What Universal Display does
Organic light-emitting diode (OLED) technologies are making their way into a number of mainstream markets right now. Once exclusive to high-end smartphones, OLED screens are now found in many midrange handsets and even a handful of downright affordable phones.
Prices on big-screen OLED television sets are coming down in a hurry, though the technology remains a bit pricey for these larger screens while Universal Display's manufacturing partners ramp up their next-generation OLED factories. The next step in the OLED evolution will bring flexible, ultra-thin, and power-sipping OLED lighting panels to the masses as a general replacement for older and less elegant light-generation technologies.
Universal Display reaps royalties from this expansion based on the total area of OLED-powered screens and light panels that are sold, and the company also acts as an exclusive reseller of patented materials manufactured by industrial chemistry giant PPG Industries (NYSE:PPG).
Where this company is going next
On top of the rapidly growing manufactured OLED area, Universal Display is working on its own materials to replace the blue pixels and host layers in current OLED solutions. The company could essentially double its revenue per OLED panel in this way, while the number and size of those panels continue to grow.
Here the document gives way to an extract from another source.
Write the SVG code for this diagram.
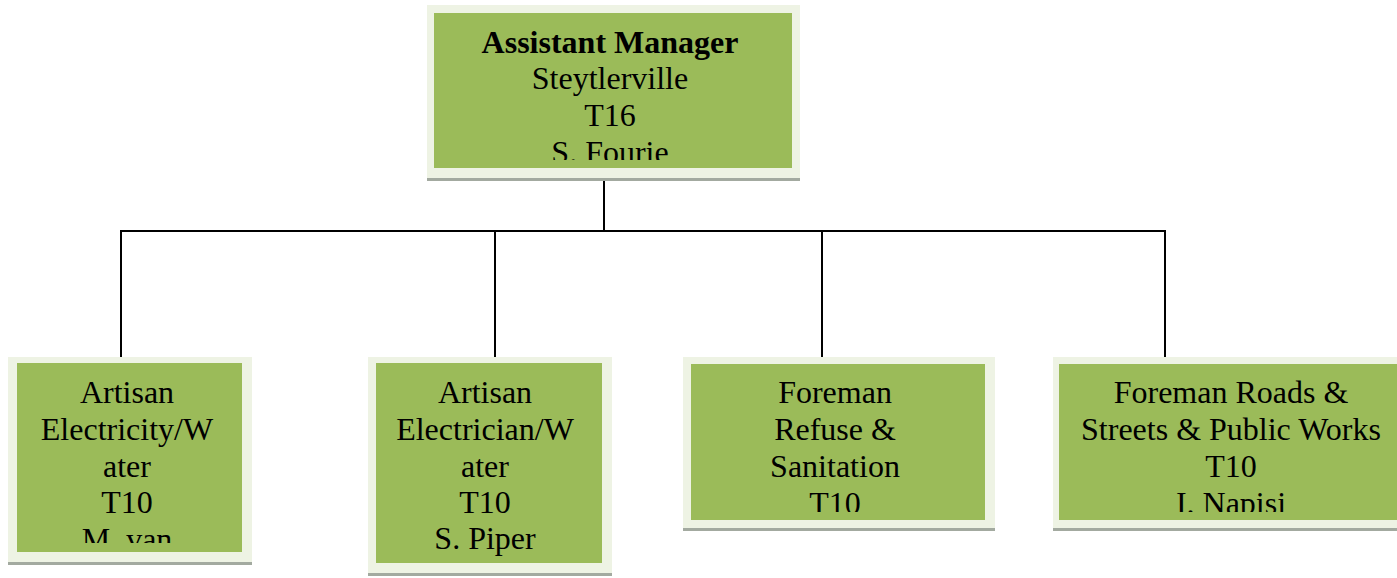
<svg xmlns="http://www.w3.org/2000/svg" width="1397" height="578" viewBox="0 0 1397 578">
<style>
.frame{fill:#eef3e4;}
.shadow{fill:#a3aaa0;}
.box{fill:#9bbb59;}
.t{font-family:"Liberation Serif","Times New Roman",serif;font-size:32px;fill:#000;text-anchor:middle;}
.b{font-weight:bold;}
.conn{stroke:#000;stroke-width:2;fill:none;}
</style>
<defs>
<clipPath id="c0"><rect x="434" y="13" width="358" height="147"/></clipPath>
<clipPath id="c1"><rect x="17" y="363" width="225" height="180"/></clipPath>
<clipPath id="c2"><rect x="376" y="363" width="226" height="200"/></clipPath>
<clipPath id="c3"><rect x="691" y="364" width="294" height="148"/></clipPath>
<clipPath id="c4"><rect x="1059" y="364" width="350" height="148"/></clipPath>
</defs>
<rect width="1397" height="578" fill="#fff"/>
<g id="connectors">
<path class="conn" d="M604 178 V231 M121 231 H1165 M121 230 V360 M495 230 V360 M822 230 V360 M1165 230 V360"/>
</g>
<g id="n0">
<rect class="frame" x="427" y="5" width="373" height="174"/>
<rect class="shadow" x="427" y="178" width="373" height="3"/>
<rect class="box" x="434" y="13" width="358" height="155"/>
<g clip-path="url(#c0)">
<text class="t b" x="610" y="53">Assistant Manager</text>
<text class="t" x="610" y="89">Steytlerville</text>
<text class="t" x="610" y="126">T16</text>
<text class="t" x="610" y="163">S. Fourie</text>
</g>
</g>
<g id="n1">
<rect class="frame" x="8" y="357" width="244" height="206"/>
<rect class="shadow" x="8" y="562" width="244" height="3"/>
<rect class="box" x="17" y="363" width="225" height="189"/>
<g clip-path="url(#c1)">
<text class="t" x="127" y="403">Artisan</text>
<text class="t" x="127" y="440">Electricity/W</text>
<text class="t" x="127" y="477">ater</text>
<text class="t" x="127" y="513">T10</text>
<text class="t" x="127" y="550">M. van</text>
</g>
</g>
<g id="n2">
<rect class="frame" x="368" y="357" width="244" height="217"/>
<rect class="shadow" x="368" y="573" width="244" height="3"/>
<rect class="box" x="376" y="363" width="226" height="200"/>
<g clip-path="url(#c2)">
<text class="t" x="485" y="403">Artisan</text>
<text class="t" x="485" y="440">Electrician/W</text>
<text class="t" x="485" y="477">ater</text>
<text class="t" x="485" y="513">T10</text>
<text class="t" x="485" y="549">S. Piper</text>
</g>
</g>
<g id="n3">
<rect class="frame" x="683" y="357" width="312" height="172"/>
<rect class="shadow" x="683" y="528" width="312" height="3"/>
<rect class="box" x="691" y="364" width="294" height="156"/>
<g clip-path="url(#c3)">
<text class="t" x="835" y="403">Foreman</text>
<text class="t" x="835" y="440">Refuse &amp;</text>
<text class="t" x="835" y="477">Sanitation</text>
<text class="t" x="835" y="514">T10</text>
</g>
</g>
<g id="n4">
<rect class="frame" x="1053" y="357" width="360" height="172"/>
<rect class="shadow" x="1053" y="528" width="360" height="3"/>
<rect class="box" x="1059" y="364" width="350" height="156"/>
<g clip-path="url(#c4)">
<text class="t" x="1231" y="403">Foreman Roads &amp;</text>
<text class="t" x="1231" y="440">Streets &amp; Public Works</text>
<text class="t" x="1231" y="477">T10</text>
<text class="t" x="1231" y="514">I. Napisi</text>
</g>
</g>
</svg>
In short, Universal Display's growth trajectory ran into a speed bump caused by the COVID-19 pandemic, but the company's long-term business prospects have not dimmed at all. Panel-building partners Samsung (OTC: SSNLF) and LG Display (NYSE:LPL) are building and upgrading manufacturing lines to handle larger volumes of bigger OLED panels as we speak, and those products will hit the market in 2021 and beyond.
"Our OLED capacity model still calls for year-end 2021 installed capacity to increase by approximately 50% from the installed capacity at the end of 2019, as measured in square meters," CFO Sid Rosenblatt said in Universal Display's first-quarter earnings call.
The upshot: It's time to buy Universal Display
Management withdrew its full-year guidance targets due to market uncertainty related to the coronavirus crisis, but that isn't a deal breaker for me. Universal Display could lose nearly half of its quarterly revenue and still report positive earnings. The debt-free balance sheet holds $639 million of cash equivalents and liquid short-term investments. These rock-solid financial reserves will carry Universal Display through the health crisis unscathed, even if the pandemic drags on for years.
The company feels stable enough that it decided to continue its dividend payouts in March and June at a time when many companies in every industry are pausing their dividends to conserve cash. In fact, Universal Display raised its quarterly payout by 50% in February and left it there in June. That's a solid vote of confidence for the company's long-term business prospects. Sure, the effective annual yield is quite modest at 0.4%, but this commitment to steady payouts is the stuff that future Dividend Aristocrats are made of.